• [OBJECTIVE]:
Restate the whole listing word for word. Pictures are left out.

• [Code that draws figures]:
────────────────────────────────────────

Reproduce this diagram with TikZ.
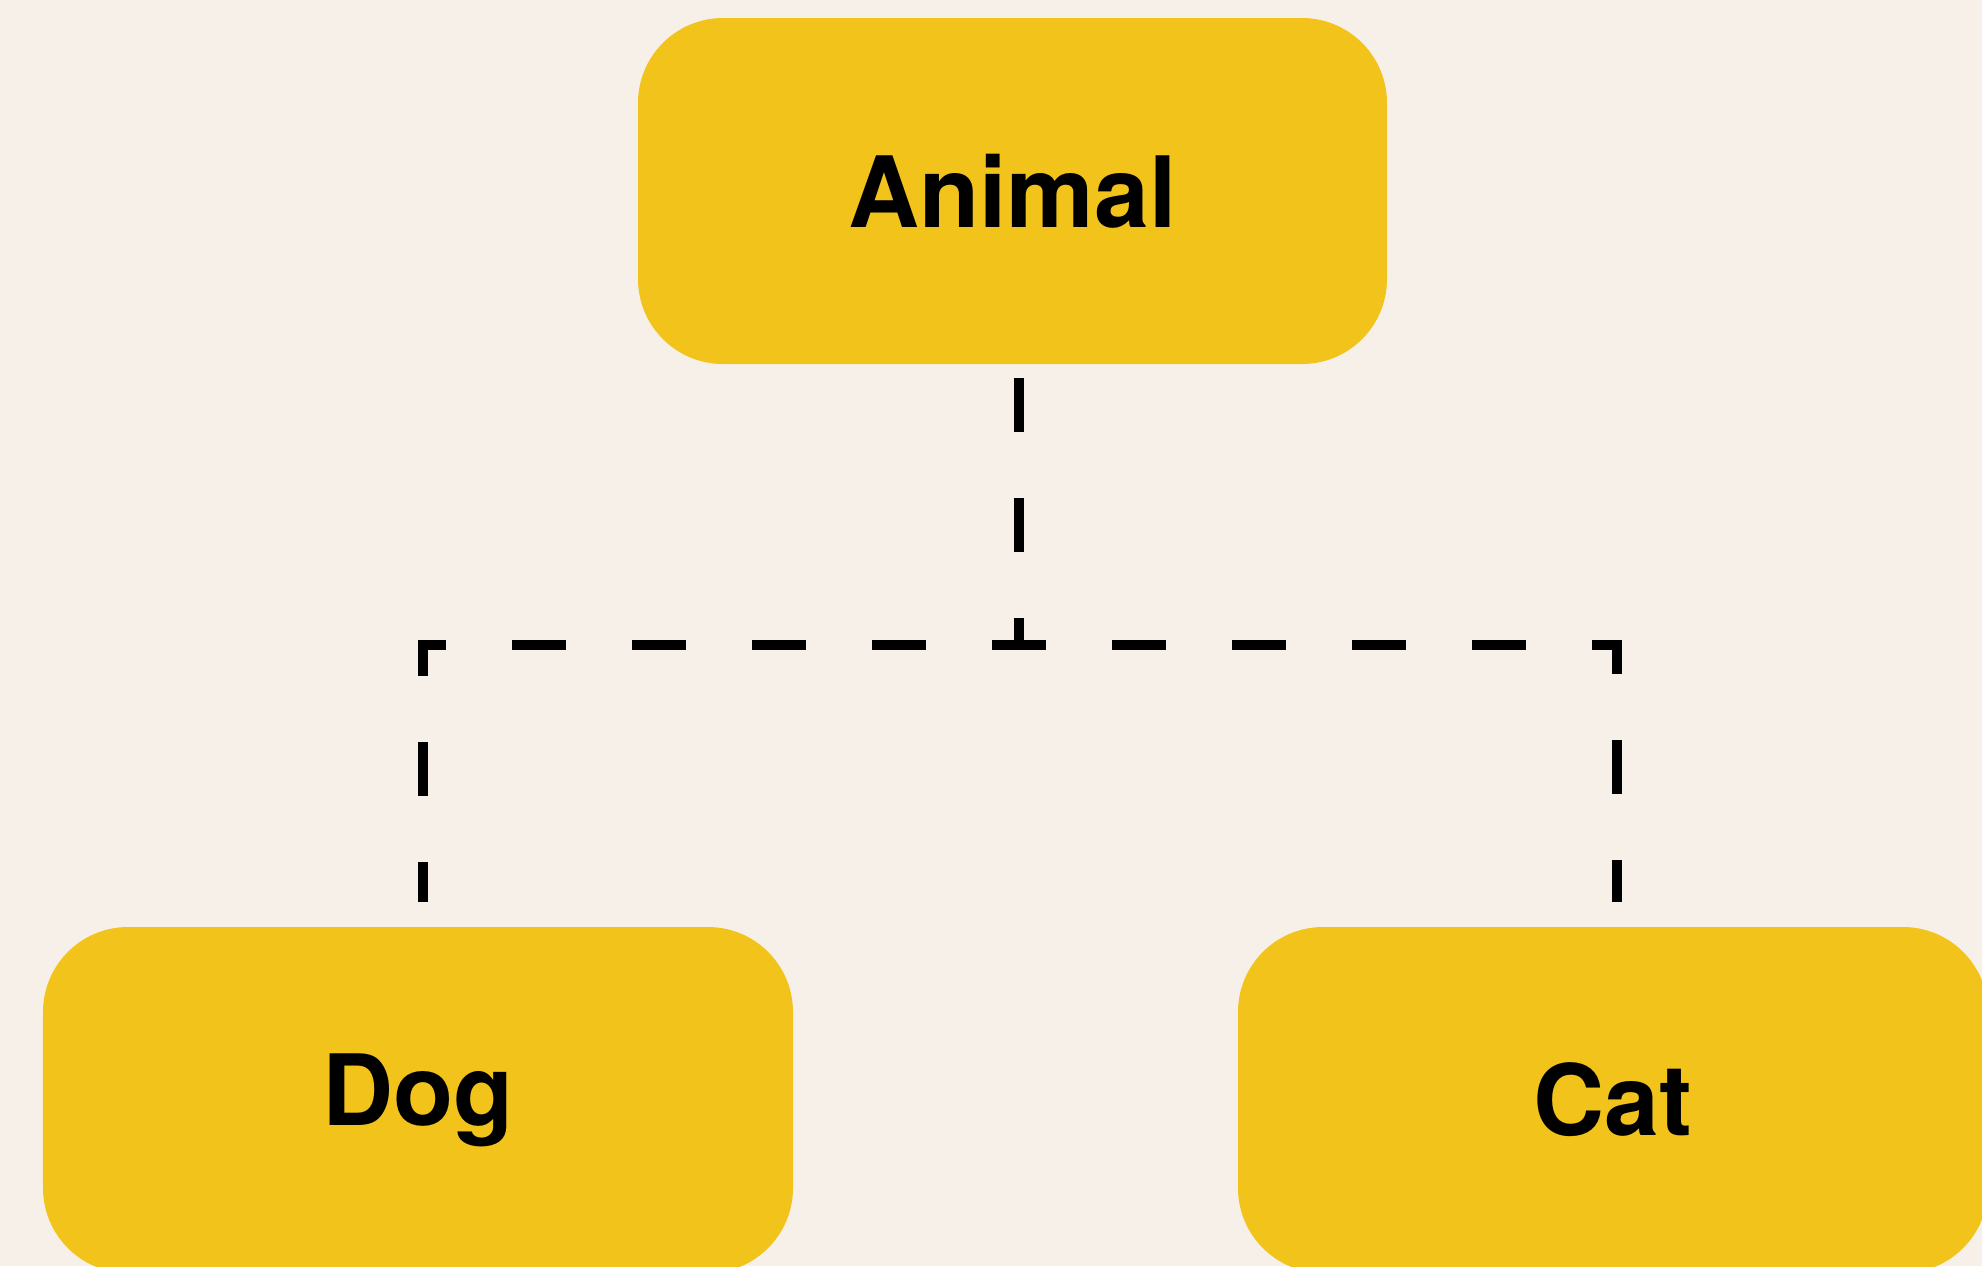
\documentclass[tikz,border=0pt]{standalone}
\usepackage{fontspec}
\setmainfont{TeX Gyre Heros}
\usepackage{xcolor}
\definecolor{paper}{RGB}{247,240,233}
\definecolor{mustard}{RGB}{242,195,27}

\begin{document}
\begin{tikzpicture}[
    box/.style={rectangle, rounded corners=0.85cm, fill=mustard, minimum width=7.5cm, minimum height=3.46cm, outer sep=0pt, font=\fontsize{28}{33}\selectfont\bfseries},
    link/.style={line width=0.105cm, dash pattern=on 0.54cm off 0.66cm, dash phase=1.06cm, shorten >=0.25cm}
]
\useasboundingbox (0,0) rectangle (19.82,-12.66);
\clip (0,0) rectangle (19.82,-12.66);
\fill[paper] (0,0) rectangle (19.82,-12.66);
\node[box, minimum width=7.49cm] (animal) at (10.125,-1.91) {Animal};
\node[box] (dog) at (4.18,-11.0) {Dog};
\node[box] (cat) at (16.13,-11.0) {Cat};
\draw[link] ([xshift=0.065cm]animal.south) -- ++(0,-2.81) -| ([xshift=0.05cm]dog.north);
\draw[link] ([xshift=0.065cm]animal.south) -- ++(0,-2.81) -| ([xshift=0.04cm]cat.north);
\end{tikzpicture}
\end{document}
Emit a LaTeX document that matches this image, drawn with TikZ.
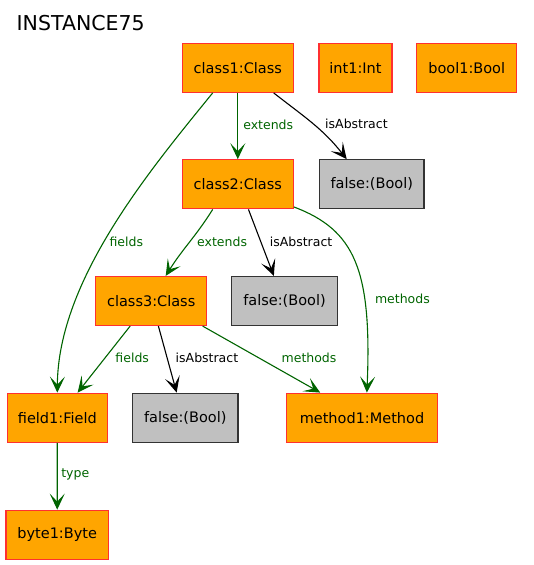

────────────────────────────────────────

• [OUTPUT FOR THIS TASK]:
Reproduce this diagram with TikZ.
\documentclass[tikz,border=0pt]{standalone}
\usepackage{fontspec}
\setmainfont{TeX Gyre Heros}
\usepackage{xcolor}
\definecolor{paper}{RGB}{247,240,233}
\definecolor{mustard}{RGB}{242,195,27}

\begin{document}
\begin{tikzpicture}[
    box/.style={rectangle, rounded corners=0.85cm, fill=mustard, minimum width=7.5cm, minimum height=3.46cm, outer sep=0pt, font=\fontsize{28}{33}\selectfont\bfseries},
    link/.style={line width=0.105cm, dash pattern=on 0.54cm off 0.66cm, dash phase=1.06cm, shorten >=0.25cm}
]
\useasboundingbox (0,0) rectangle (19.82,-12.66);
\clip (0,0) rectangle (19.82,-12.66);
\fill[paper] (0,0) rectangle (19.82,-12.66);
\node[box, minimum width=7.49cm] (animal) at (10.125,-1.91) {Animal};
\node[box] (dog) at (4.18,-11.0) {Dog};
\node[box] (cat) at (16.13,-11.0) {Cat};
\draw[link] ([xshift=0.065cm]animal.south) -- ++(0,-2.81) -| ([xshift=0.05cm]dog.north);
\draw[link] ([xshift=0.065cm]animal.south) -- ++(0,-2.81) -| ([xshift=0.04cm]cat.north);
\end{tikzpicture}
\end{document}
Emit a LaTeX document that matches this image, drawn with TikZ.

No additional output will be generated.